Exercise inputs:
______

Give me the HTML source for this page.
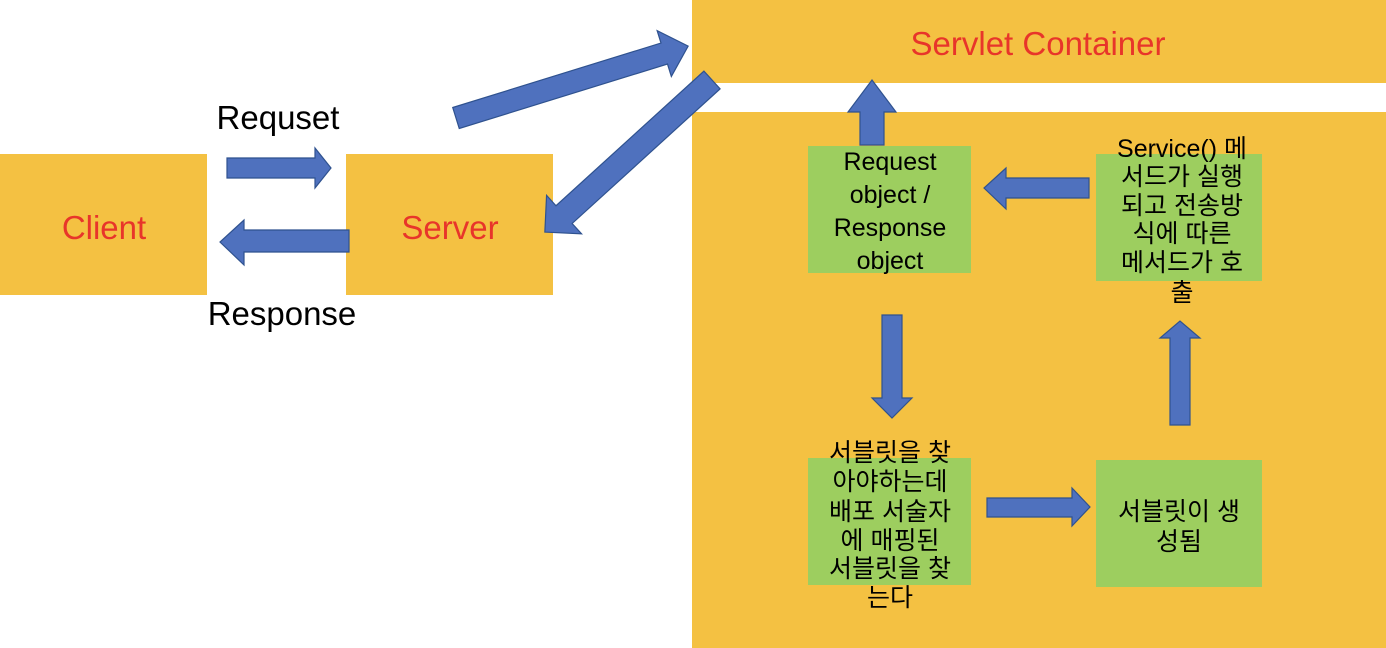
<!DOCTYPE html>
<html><head><meta charset="utf-8"><style>
html,body{margin:0;padding:0;background:#fff;}
svg{display:block;}
text{font-family:"Liberation Sans","Noto Sans CJK KR",sans-serif;}
</style></head><body>
<svg width="1386" height="648" viewBox="0 0 1386 648" xmlns="http://www.w3.org/2000/svg">
<g fill="#F4C142">
<rect x="0" y="154" width="207" height="141"/>
<rect x="346" y="154" width="207" height="141"/>
<rect x="692" y="0" width="694" height="83"/>
<rect x="692" y="112" width="694" height="536"/>
</g>
<g fill="#9DCE5F">
<rect x="808" y="146" width="163" height="127"/>
<rect x="1096" y="154" width="166" height="127"/>
<rect x="808" y="458" width="163" height="127"/>
<rect x="1096" y="460" width="166" height="127"/>
</g>
<g fill="#4F71BE" stroke="#2F528F" stroke-width="1.2">
<polygon points="227,158 315,158 315,148 331,168 315,188 315,178 227,178"/>
<polygon points="349,230 244,230 244,220 220,242 244,265 244,252 349,252"/>
<g transform="translate(456,118) rotate(-17.2)">
<polygon points="0,-11 218,-11 218,-24 243,0 218,24 218,11 0,11"/>
</g>
<g transform="translate(712,80) rotate(137.7)">
<polygon points="0,-12 200,-12 200,-26 226,0 200,26 200,12 0,12"/>
</g>
<polygon points="860,145 860,112 848,112 872,80 896,112 884,112 884,145"/>
<polygon points="1089,178 1006,178 1006,168 984,188 1006,209 1006,198 1089,198"/>
<polygon points="882,315 902,315 902,398 912,398 892,418 872,398 882,398"/>
<polygon points="987,498 1072,498 1072,488 1090,507 1072,526 1072,517 987,517"/>
<polygon points="1170,425 1170,338 1160,338 1180,321 1200,338 1190,338 1190,425"/>
</g>
<g fill="#E8352A" font-size="33" text-anchor="middle">
<text x="104" y="239">Client</text>
<text x="450" y="239">Server</text>
<text x="1038" y="55">Servlet Container</text>
</g>
<g fill="#000" font-size="33" text-anchor="middle">
<text x="278" y="129">Requset</text>
<text x="282" y="325">Response</text>
</g>
<g fill="#000" font-size="25" text-anchor="middle">
<text x="890" y="170">Request</text>
<text x="890" y="203">object /</text>
<text x="890" y="236">Response</text>
<text x="890" y="269">object</text>
</g>
<g fill="#000" font-size="25" text-anchor="middle">
<text x="1182" y="157">Service() 메</text>
<text x="1182" y="185">서드가 실행</text>
<text x="1182" y="214">되고 전송방</text>
<text x="1182" y="242">식에 따른</text>
<text x="1182" y="271">메서드가 호</text>
<text x="1182" y="301">출</text>
<text x="890" y="461">서블릿을 찾</text>
<text x="890" y="490">아야하는데</text>
<text x="890" y="520">배포 서술자</text>
<text x="890" y="549">에 매핑된</text>
<text x="890" y="577">서블릿을 찾</text>
<text x="890" y="606">는다</text>
<text x="1179" y="520">서블릿이 생</text>
<text x="1179" y="550">성됨</text>
</g>
</svg>
</body></html>
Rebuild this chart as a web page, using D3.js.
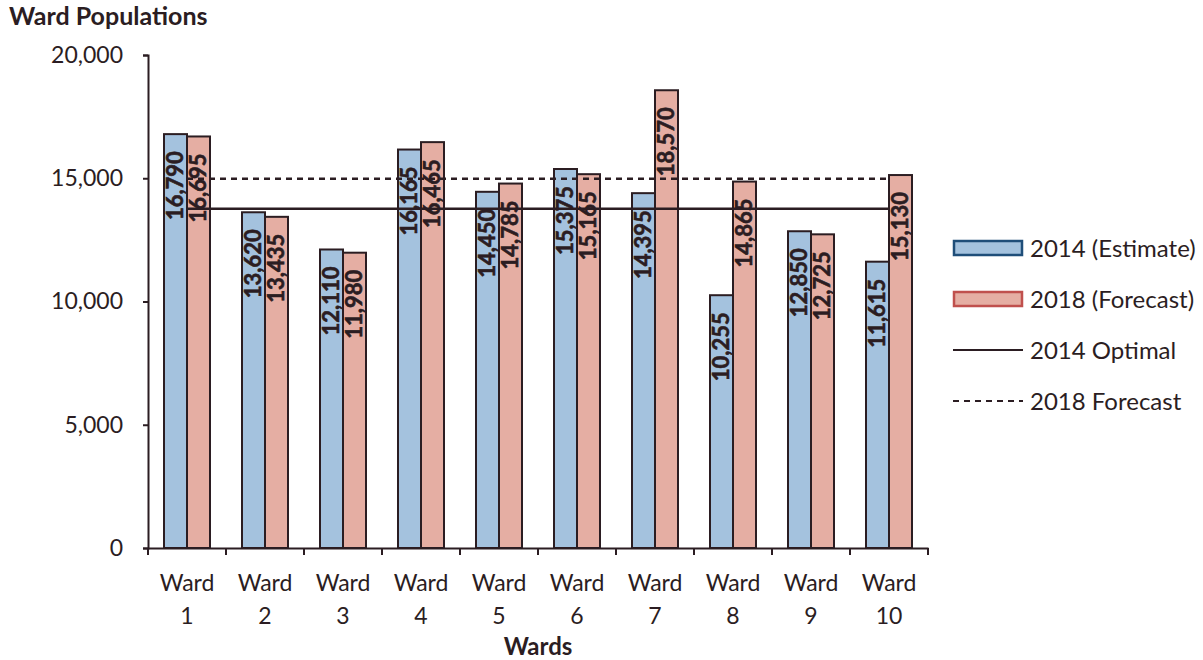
<!DOCTYPE html>
<html>
<head>
<meta charset="utf-8">
<script src="https://cdn.jsdelivr.net/npm/d3@7"></script>
<style>
  body { margin: 0; background: #fff; }
  svg { font-family: Lato, "Open Sans", sans-serif; }
</style>
</head>
<body>
<svg id="chart" width="1203" height="660"></svg>
<script>
// data
const wards = ["1", "2", "3", "4", "5", "6", "7", "8", "9", "10"];
const est2014 = [16790, 13620, 12110, 16165, 14450, 15375, 14395, 10255, 12850, 11615];
const fc2018 = [16695, 13435, 11980, 16465, 14785, 15165, 18570, 14865, 12725, 15130];
const optimal2014 = 13763;
const forecast2018 = 14982;
const yTicks = [0, 5000, 10000, 15000, 20000];

const ink = "#2b1d22";
const svg = d3.select("#chart");

const x = d3.scaleBand().domain(wards).range([148, 928]);
const y = d3.scaleLinear().domain([0, 20000]).range([548, 55]);
const fmt = d3.format(",");
const barW = 23;

// title
svg.append("text")
  .attr("x", 9).attr("y", 25)
  .attr("font-size", 25).attr("font-weight", "bold")
  .attr("fill", ink)
  .text("Ward Populations");

// y axis
const yAxis = svg.append("g")
  .attr("transform", "translate(148,0)")
  .call(d3.axisLeft(y).tickValues(yTicks).tickFormat(fmt).tickSize(5).tickPadding(20));
yAxis.select(".domain").attr("stroke", ink).attr("stroke-width", 2);
yAxis.selectAll(".tick line").attr("stroke", ink).attr("stroke-width", 2);
yAxis.selectAll(".tick text").attr("font-size", 23).attr("fill", ink)
  .attr("font-family", "Lato, sans-serif");

// bars
const groups = svg.append("g").selectAll("g")
  .data(wards)
  .join("g")
  .attr("transform", d => `translate(${x(d) + x.bandwidth() / 2},0)`);

function drawSeries(vals, fill, dx) {
  groups.append("rect")
    .attr("x", dx)
    .attr("y", (d, i) => y(vals[i]))
    .attr("width", barW)
    .attr("height", (d, i) => y(0) - y(vals[i]))
    .attr("fill", fill)
    .attr("stroke", ink)
    .attr("stroke-width", 2);
}
drawSeries(est2014, "#a4c2de", -barW);
drawSeries(fc2018, "#e5aea3", 0);

// x axis
const xAxis = svg.append("g")
  .attr("transform", "translate(0,548)")
  .call(d3.axisBottom(x).tickSize(0).tickFormat(""));
xAxis.select(".domain").attr("stroke", ink).attr("stroke-width", 2);
xAxis.selectAll(".bound")
  .data(d3.range(wards.length + 1))
  .join("line")
  .attr("x1", i => 148 + i * x.step())
  .attr("x2", i => 148 + i * x.step())
  .attr("y1", 0).attr("y2", 7)
  .attr("stroke", ink).attr("stroke-width", 2);

const xl = svg.append("g").selectAll("text")
  .data(wards)
  .join("text")
  .attr("text-anchor", "middle")
  .attr("font-size", 23)
  .attr("fill", ink)
  .attr("transform", d => `translate(${x(d) + x.bandwidth() / 2},0)`);
xl.append("tspan").attr("x", 0).attr("y", 591).text("Ward");
xl.append("tspan").attr("x", 0).attr("y", 624).text(d => d);

svg.append("text")
  .attr("x", (148 + 928) / 2).attr("y", 655)
  .attr("text-anchor", "middle")
  .attr("font-size", 24).attr("font-weight", "bold")
  .attr("fill", ink)
  .text("Wards");

// reference lines, centre of first ward to centre of last
const cx = d => x(d) + x.bandwidth() / 2;
const line = d3.line().x(d => cx(d[0])).y(d => y(d[1]));
const first = wards[0], last = wards[wards.length - 1];
svg.append("path")
  .attr("d", line([[first, optimal2014], [last, optimal2014]]))
  .attr("stroke", ink).attr("stroke-width", 2.5).attr("fill", "none");
svg.append("path")
  .attr("d", line([[first, forecast2018], [last, forecast2018]]))
  .attr("stroke", ink).attr("stroke-width", 2.5).attr("fill", "none")
  .attr("stroke-dasharray", "6,5");

// bar value labels, rotated, inside end
function drawLabels(vals, dx) {
  groups.append("text")
    .attr("transform", (d, i) => `translate(${dx},${y(vals[i]) + 17}) rotate(-90)`)
    .attr("text-anchor", "end")
    .attr("dy", "0.36em")
    .attr("font-size", 22)
    .attr("font-weight", "bold")
    .attr("fill", ink)
    .attr("stroke", ink)
    .attr("stroke-width", 0.6)
    .text((d, i) => fmt(vals[i]));
}
drawLabels(est2014, -barW / 2);
drawLabels(fc2018, barW / 2);

// legend
const legend = [
  { label: "2014 (Estimate)", type: "rect", fill: "#a4c2de", stroke: "#1f4e79" },
  { label: "2018 (Forecast)", type: "rect", fill: "#e5aea3", stroke: "#c0504d" },
  { label: "2014 Optimal", type: "line", dash: null },
  { label: "2018 Forecast", type: "line", dash: "6,5" }
];
const lg = svg.append("g").selectAll("g")
  .data(legend)
  .join("g")
  .attr("transform", (d, i) => `translate(953,${248 + i * 51})`);
lg.filter(d => d.type === "rect").append("rect")
  .attr("x", 1).attr("y", -7).attr("width", 68).attr("height", 14)
  .attr("fill", d => d.fill).attr("stroke", d => d.stroke).attr("stroke-width", 2.5);
lg.filter(d => d.type === "line").append("line")
  .attr("x1", 0).attr("x2", 70).attr("y1", 0).attr("y2", 0)
  .attr("stroke", ink).attr("stroke-width", 2)
  .attr("stroke-dasharray", d => d.dash);
lg.append("text")
  .attr("x", 77).attr("dy", "0.36em")
  .attr("font-size", 24).attr("fill", ink)
  .text(d => d.label);
</script>
</body>
</html>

______

Set task: Which lines above contain "this"? Show each of them.

Result of the exercise:
Give me the HTML source for this page.
Rebuild this chart as a web page, using D3.js.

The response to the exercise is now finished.